Dr Rustomjee was presenting a paper on G20 outreach activities with the Commonwealth and La Francophonie – two organisations representing over 70 countries. He noted that there has been a growing and productive relationship between the two organisations and successive G20 Presidencies, since Canada’s Presidency of the G20 in 2010.

“A first step in developing G20 outreach to the Commonwealth and La Francophonie occurred in 2010, when Canadian Prime Minister Stephen Harper invited the Secretaries-General of the two organisations to discuss key development challenges and priorities of their countries,” he said.

The establishment of the G20 Development Working Group followed, focusing on critical pillars such as growth with resilience, trade, financial inclusion, food security and development of infrastructure. This opened up a clearer and more focussed opportunity for the two organisations to make technical contributions to the working group. The Commonwealth-G20 relationship has been deepening and strengthening each year since 2010; and has taken a further step forward during the Russian G20 Presidency.

Dr Rustomjee said the Commonwealth and La Francophonie have contributed analytical papers on key priority areas for each of the G20 Presidencies, with one on inclusive green growth during the Mexican Presidency; and two others on the post-2015 development framework and G20 accountability – both priorities for the Russian G20 Presidency in 2013.

He said that by providing a platform for non-G20 countries to inform discussions of the G20 development programmes, a better understanding of the acute challenges of some of the poorest, smallest and most vulnerable Commonwealth countries is being promoted with the G20; and mutual trust, confidence, credibility and legitimacy are being enhanced.

The Chair of the G20 Development Working Group during Russia’s Presidency, Andrei Bokarev, welcomed the Commonwealth’s contribution to the outreach efforts of the G20.

“The contribution by the Commonwealth Secretariat during this meeting has been timely, productive and relevant.
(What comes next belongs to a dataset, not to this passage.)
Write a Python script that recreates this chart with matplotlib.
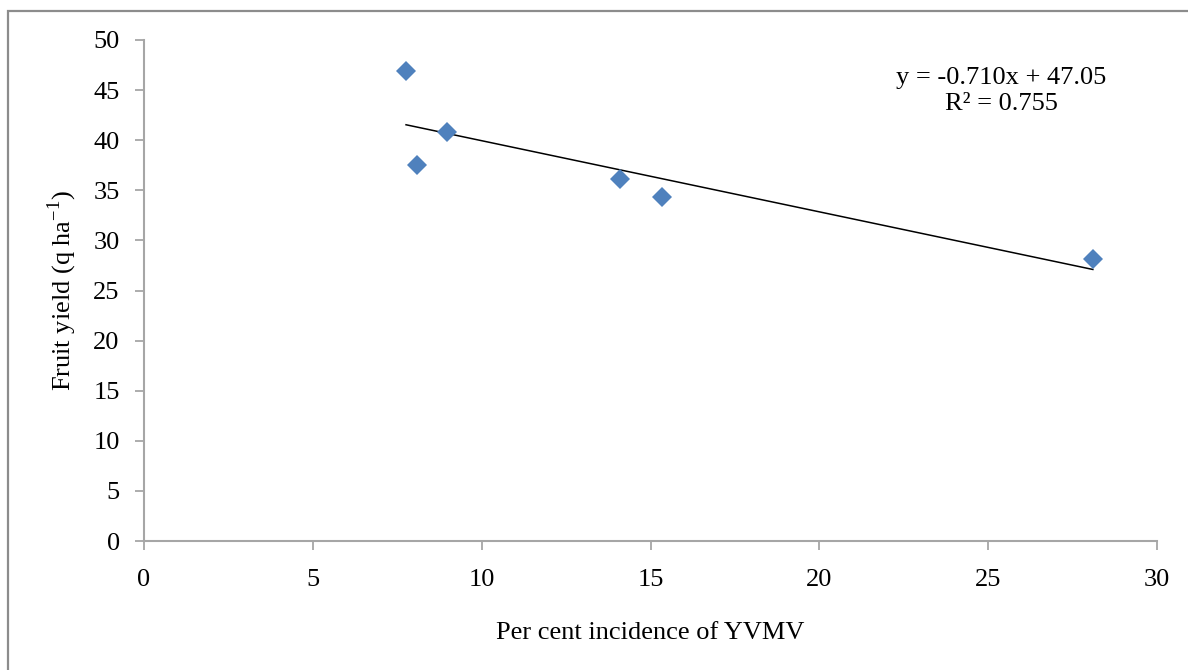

They have given us a better understanding of the concerns of developing countries which will enable us to plan and implement practical responses to their needs,” he said.

“It was a great idea to establish co-operation with the Commonwealth Secretariat. We look forward to many more opportunities for collaboration.”

Samantha Attridge, Adviser and Head of International Finance and Capital Markets at the Secretariat, presented a paper on accountability of the G20’s development agenda. She said there is need to address the enabling factors for boosting development in developing countries. Such ‘development enablers’ include infrastructure, strengthening of national institutions, a fair global trading regime, migration, trade and investment and combating corruption.

Drawing from the findings of a survey of perspectives from developing countries, Ms Attridge said that there is a need to adopt a bottom-up approach to accountability, including non-G20 member countries in agenda setting. As a global economic power, there are expectations that the G20 should act more firmly to close development gaps.

Ms Attridge said in the survey, developing countries from the Commonwealth indicated that climate change, renewable energy, natural resource management, disaster risk reduction, heath care and poverty reduction are critical areas that they would like to see considered by the G20.